[start of PROVIDED INFORMATION]

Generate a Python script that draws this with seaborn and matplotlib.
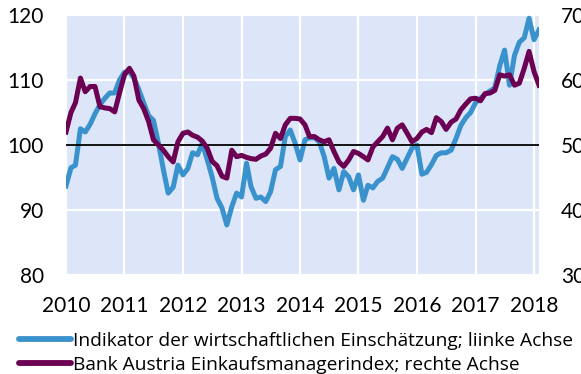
import numpy as np
import pandas as pd
import matplotlib
matplotlib.use("Agg")
import matplotlib.pyplot as plt
import matplotlib.dates as mdates
import seaborn as sns

# Monthly series, January 2010 - February 2018
esi = [93.7, 96.5, 96.9, 102.5, 102.0, 103.2, 104.8, 106.2, 107.2, 108.0, 108.0, 110.0,
       111.2, 111.3, 110.3, 108.5, 106.5, 104.5, 103.8, 100.3, 96.2, 92.6, 93.5, 96.9,
       95.4, 96.4, 98.8, 98.5, 100.3, 97.7, 95.1, 91.8, 90.3, 87.7, 90.5, 92.6,
       92.0, 97.2, 93.6, 91.8, 92.0, 91.3, 92.8, 96.2, 96.7, 101.3, 102.3, 100.3,
       97.7, 100.8, 101.1, 101.1, 100.5, 98.2, 94.9, 96.4, 93.1, 95.9, 95.1, 93.1,
       95.4, 91.5, 93.8, 93.4, 94.4, 94.9, 96.5, 98.2, 97.8, 96.4, 98.0, 99.5,
       100.0, 95.5, 95.8, 97.0, 98.4, 98.8, 98.8, 99.2, 101.0, 103.0, 104.2, 105.0,
       106.5, 107.2, 107.8, 108.3, 108.8, 112.2, 114.6, 109.2, 113.8, 115.8, 116.5, 119.5,
       116.2, 117.7]

pmi = [52.0, 55.0, 56.5, 60.3, 58.2, 59.0, 59.0, 55.9, 55.7, 55.6, 55.1, 58.0,
       60.8, 61.8, 60.6, 56.9, 55.6, 53.6, 50.8, 50.0, 49.2, 48.2, 47.4, 50.5,
       51.8, 52.0, 51.5, 51.2, 50.6, 49.5, 47.5, 46.8, 45.2, 44.9, 49.2, 48.2,
       48.4, 48.1, 47.9, 47.8, 48.3, 48.6, 49.5, 51.8, 51.0, 53.1, 54.1, 54.1,
       54.0, 53.1, 51.3, 51.3, 50.8, 50.5, 50.8, 49.0, 47.4, 46.7, 47.7, 49.0,
       48.7, 48.2, 47.7, 49.7, 50.5, 51.3, 52.6, 50.8, 52.6, 53.1, 51.8, 50.5,
       51.0, 52.0, 52.4, 51.9, 54.2, 53.6, 52.4, 53.5, 54.0, 55.4, 56.3, 57.1,
       57.2, 56.8, 57.9, 58.0, 58.4, 60.8, 60.6, 60.8, 59.2, 59.5, 61.8, 64.4,
       61.3, 59.2]

years = list(range(2010, 2019))
left_ticks = [80, 90, 100, 110, 120]
right_ticks = [30, 40, 50, 60, 70]
label_esi = "Indikator der wirtschaftlichen Einschätzung; liinke Achse"
label_pmi = "Bank Austria Einkaufsmanagerindex; rechte Achse"

dates = pd.date_range("2010-01-01", periods=len(esi), freq="MS")
df = pd.DataFrame({"date": dates, "esi": esi, "pmi": pmi})

c_blue = "#3a92cd"
c_purple = "#6c0052"
bg = "#dce6f8"

plt.rcParams["font.family"] = ["Lato", "DejaVu Sans"]

fig = plt.figure(figsize=(5.81, 3.74), dpi=100)
ax = fig.add_axes([66 / 581, 1 - 275 / 374, (539 - 66) / 581, (275 - 15) / 374])
ax.set_facecolor(bg)

sns.lineplot(data=df, x="date", y="esi", ax=ax, color=c_blue, linewidth=3.6,
             label=label_esi, legend=False)
ax.set_ylim(80, 120)
ax.set_xlim(dates[0], dates[-1])
ax.set_yticks(left_ticks)
ax.axhline(100, color="black", linewidth=1.3, zorder=3)

ax2 = ax.twinx()
sns.lineplot(data=df, x="date", y="pmi", ax=ax2, color=c_purple, linewidth=3.6,
             label=label_pmi, legend=False)
ax2.set_ylim(30, 70)
ax2.set_yticks(right_ticks)
ax2.set_xlim(dates[0], dates[-1])

ax.set_xticks([pd.Timestamp(f"{y}-01-01") for y in years])
ax.xaxis.set_major_formatter(mdates.DateFormatter("%Y"))

ax.grid(True, color="white", linewidth=1.6)
ax.set_axisbelow(True)
for a in (ax, ax2):
    for s in a.spines.values():
        s.set_visible(False)
    a.set_xlabel("")
    a.set_ylabel("")
ax.tick_params(axis="both", length=0, labelsize=15, colors="black")
ax.tick_params(axis="y", pad=16)
ax.tick_params(axis="x", pad=15)
# right-hand labels run off the figure edge, as in the published layout
ax2.tick_params(axis="y", length=0, labelsize=15, pad=16, colors="black")

handles = ax.get_lines()[:1] + ax2.get_lines()[:1]
leg = fig.legend(handles, [label_esi, label_pmi], loc="upper left",
                 bbox_to_anchor=(19 / 581, 1 - 332 / 374), frameon=False,
                 prop={"family": "Open Sans", "size": 13.8},
                 handlelength=2.7, handletextpad=0.1,
                 labelspacing=0.3, borderaxespad=0, borderpad=0)
for h in leg.legend_handles:
    h.set_linewidth(4.2)
    h.set_solid_capstyle("round")

fig.savefig("out.png", dpi=100)
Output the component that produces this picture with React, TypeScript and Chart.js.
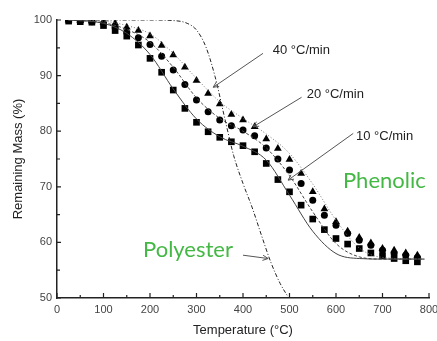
import React, { useEffect, useRef } from "react";
import { Chart, registerables } from "chart.js";
Chart.register(...registerables);

// Measured TGA points (every 25 °C)
const markerTemps = [25, 50, 75, 100, 125, 150, 175, 200, 225, 250, 275, 300, 325, 350, 375, 400, 425, 450, 475, 500, 525, 550, 575, 600, 625, 650, 675, 700, 725, 750, 775];
const mass10 = [99.8, 99.7, 99.6, 99.0, 98.1, 97.1, 95.5, 93.1, 90.6, 87.4, 84.1, 81.6, 79.9, 78.9, 78.1, 77.4, 76.3, 74.2, 71.3, 69.1, 66.7, 64.2, 62.3, 60.7, 59.7, 58.9, 58.1, 57.6, 57.1, 56.7, 56.5];
const mass20 = [99.9, 99.8, 99.7, 99.4, 98.6, 97.8, 96.8, 95.6, 93.5, 91.0, 88.4, 85.6, 83.5, 82.0, 81.0, 80.2, 79.2, 77.0, 75.0, 73.0, 70.6, 67.6, 64.9, 63.1, 61.6, 60.4, 59.5, 58.6, 58.0, 57.7, 57.3];
const mass40 = [100, 99.9, 99.8, 99.6, 99.4, 98.7, 98.1, 97.1, 95.4, 93.7, 91.5, 89.1, 86.8, 84.9, 83.0, 82.0, 80.8, 78.6, 76.9, 74.9, 72.4, 69.1, 66.0, 63.7, 62.0, 60.9, 59.9, 58.9, 58.6, 58.1, 57.7];

// Model fit curves
const fitTemps = [25, 100, 150, 200, 250, 300, 350, 400, 450, 500, 550, 600, 650, 700, 790];
const fit10 = [100, 99.4, 97.6, 93.8, 87.6, 82.2, 79.0, 77.3, 74.8, 68.5, 62.0, 58.0, 57.1, 57.0, 57.0];
const fit20 = [100, 99.5, 98.3, 96.0, 91.5, 86.0, 82.3, 80.0, 77.0, 72.0, 65.5, 59.8, 57.4, 57.0, 57.0];
const fit40 = [100, 99.8, 99.0, 97.5, 94.0, 89.5, 85.3, 82.3, 79.5, 76.0, 70.5, 64.0, 59.0, 57.3, 57.0];

// Polyester curve
const polyTemps = [25, 200, 250, 280, 300, 320, 340, 360, 380, 400, 420, 440, 460, 480, 500];
const polyMass = [100, 100, 99.9, 99.4, 98.2, 95.2, 89.8, 82.6, 75.6, 70.6, 66.2, 61.2, 56.4, 52.6, 49.8];

// Axis ticks
const xMajorTicks = [0, 100, 200, 300, 400, 500, 600, 700, 800];
const xMinorTicks = [50, 150, 250, 350, 450, 550, 650, 750];
const yMajorTicks = [50, 60, 70, 80, 90, 100];
const yMinorTicks = [55, 65, 75, 85, 95];

// Rate labels with arrows (data coordinates)
const rateLabels = ["40 °C/min", "20 °C/min", "10 °C/min"];
const rateLabelPos = [[464, 94.6], [537, 86.7], [643, 79.1]];
const rateArrowFrom = [[443, 94.0], [526, 86.1], [637, 79.6]];
const rateArrowTo = [[336, 87.9], [422, 80.8], [497, 71.2]];
const polyArrowFrom = [400, 57.7];
const polyArrowTo = [454, 57.1];
const materialLabels = ["Phenolic", "Polyester"];
const materialLabelPos = [[615, 71.0], [185, 58.7]];

const FONT = "'Liberation Sans', Arial, sans-serif";

const toXY = (xs: number[], ys: number[]) => xs.map((x, i) => ({ x, y: ys[i] }));

const decorPlugin = {
  id: "decor",
  afterDraw(chart: any) {
    const { ctx, scales } = chart;
    const xs = scales.x;
    const ys = scales.y;
    const area = chart.chartArea;
    ctx.save();
    ctx.strokeStyle = "#222";
    ctx.lineWidth = 1.2;
    ctx.beginPath();
    xMajorTicks.forEach((v) => {
      const p = xs.getPixelForValue(v);
      ctx.moveTo(p, area.bottom);
      ctx.lineTo(p, area.bottom - 5);
    });
    xMinorTicks.forEach((v) => {
      const p = xs.getPixelForValue(v);
      ctx.moveTo(p, area.bottom);
      ctx.lineTo(p, area.bottom - 3);
    });
    yMajorTicks.forEach((v) => {
      const p = ys.getPixelForValue(v);
      ctx.moveTo(area.left - 1, p);
      ctx.lineTo(area.left + 4, p);
    });
    yMinorTicks.forEach((v) => {
      const p = ys.getPixelForValue(v);
      ctx.moveTo(area.left, p);
      ctx.lineTo(area.left + 3, p);
    });
    ctx.stroke();

    const arrow = (from: number[], to: number[]) => {
      const x1 = xs.getPixelForValue(from[0]);
      const y1 = ys.getPixelForValue(from[1]);
      const x2 = xs.getPixelForValue(to[0]);
      const y2 = ys.getPixelForValue(to[1]);
      ctx.beginPath();
      ctx.moveTo(x1, y1);
      ctx.lineTo(x2, y2);
      const ang = Math.atan2(y2 - y1, x2 - x1);
      const L = 6;
      ctx.moveTo(x2 - L * Math.cos(ang - 0.45), y2 - L * Math.sin(ang - 0.45));
      ctx.lineTo(x2, y2);
      ctx.lineTo(x2 - L * Math.cos(ang + 0.45), y2 - L * Math.sin(ang + 0.45));
      ctx.stroke();
    };
    ctx.strokeStyle = "#555";
    ctx.lineWidth = 1;
    rateArrowFrom.forEach((f, i) => arrow(f, rateArrowTo[i]));
    arrow(polyArrowFrom, polyArrowTo);

    ctx.fillStyle = "#222";
    ctx.font = `13px ${FONT}`;
    ctx.textBaseline = "middle";
    ctx.textAlign = "left";
    rateLabels.forEach((t, i) => {
      ctx.fillText(t, xs.getPixelForValue(rateLabelPos[i][0]), ys.getPixelForValue(rateLabelPos[i][1]));
    });

    ctx.fillStyle = "#44b844";
    ctx.font = `22px Lato, 'Open Sans', sans-serif`;
    materialLabels.forEach((t, i) => {
      ctx.fillText(t, xs.getPixelForValue(materialLabelPos[i][0]), ys.getPixelForValue(materialLabelPos[i][1]));
    });
    ctx.restore();
  },
};

export default function App() {
  const ref = useRef<HTMLCanvasElement>(null);
  useEffect(() => {
    if (!ref.current) return;
    const lineBase = {
      showLine: true,
      pointRadius: 0,
      borderWidth: 1,
      fill: false,
      cubicInterpolationMode: "monotone" as const,
    };
    const chart = new Chart(ref.current, {
      type: "scatter",
      data: {
        datasets: [
          { ...lineBase, label: "fit10", data: toXY(fitTemps, fit10), borderColor: "#444" },
          { ...lineBase, label: "fit20", data: toXY(fitTemps, fit20), borderColor: "#444", borderDash: [3, 2] },
          { ...lineBase, label: "fit40", data: toXY(fitTemps, fit40), borderColor: "#777", borderDash: [1, 2] },
          { ...lineBase, label: "Polyester", data: toXY(polyTemps, polyMass), borderColor: "#222", borderDash: [4, 2, 1, 2] },
          { label: "10 °C/min", data: toXY(markerTemps, mass10), pointStyle: "rect", pointRadius: 4.7, backgroundColor: "#000", borderWidth: 0 },
          { label: "20 °C/min", data: toXY(markerTemps, mass20), pointStyle: "circle", pointRadius: 3.5, backgroundColor: "#000", borderWidth: 0 },
          { label: "40 °C/min", data: toXY(markerTemps, mass40), pointStyle: "triangle", pointRadius: 4.5, backgroundColor: "#000", borderWidth: 0 },
        ],
      },
      options: {
        animation: false,
        responsive: false,
        devicePixelRatio: 1,
        layout: { padding: { left: 0, right: 8, top: 20, bottom: 0 } },
        plugins: { legend: { display: false }, tooltip: { enabled: false } },
        scales: {
          x: {
            type: "linear",
            min: 0,
            max: 800,
            afterBuildTicks: (s: any) => { s.ticks = xMajorTicks.map((v) => ({ value: v })); },
            afterFit: (s: any) => { s.height = 43; s.paddingRight = 0; s.paddingLeft = 0; },
            grid: { display: false, drawTicks: false },
            border: { display: true, color: "#222", width: 1.5 },
            ticks: { color: "#444", font: { family: FONT, size: 11 }, padding: 5, maxRotation: 0, autoSkip: false },
            title: { display: true, text: "Temperature (°C)", color: "#222", font: { family: FONT, size: 13 }, padding: { top: 0, bottom: 3 } },
          },
          y: {
            type: "linear",
            min: 50,
            max: 100,
            afterBuildTicks: (s: any) => { s.ticks = yMajorTicks.map((v) => ({ value: v })); },
            afterFit: (s: any) => { s.width = 57; },
            grid: { display: false, drawTicks: false },
            border: { display: true, color: "#222", width: 1.5 },
            ticks: { color: "#444", font: { family: FONT, size: 11 }, padding: 5 },
            title: { display: true, text: "Remaining Mass (%)", color: "#222", font: { family: FONT, size: 13 }, padding: { top: 11, bottom: 0 } },
          },
        },
      },
      plugins: [decorPlugin],
    });
    return () => chart.destroy();
  }, []);
  return (
    <div style={{ position: "fixed", left: 0, top: 0, width: 437, height: 341, background: "#fff" }}>
      <canvas ref={ref} width={437} height={341} style={{ width: 437, height: 341, display: "block" }} />
    </div>
  );
}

[end of PROVIDED INFORMATION]

[EXERCISE AIM]: Print exactly the lines from the line containing "Output the component" through the line containing "Chart.register(...registerables);", and omit any picture found among them.

[TASK OUTPUT]:
Output the component that produces this picture with React, TypeScript and Chart.js.
import React, { useEffect, useRef } from "react";
import { Chart, registerables } from "chart.js";
Chart.register(...registerables);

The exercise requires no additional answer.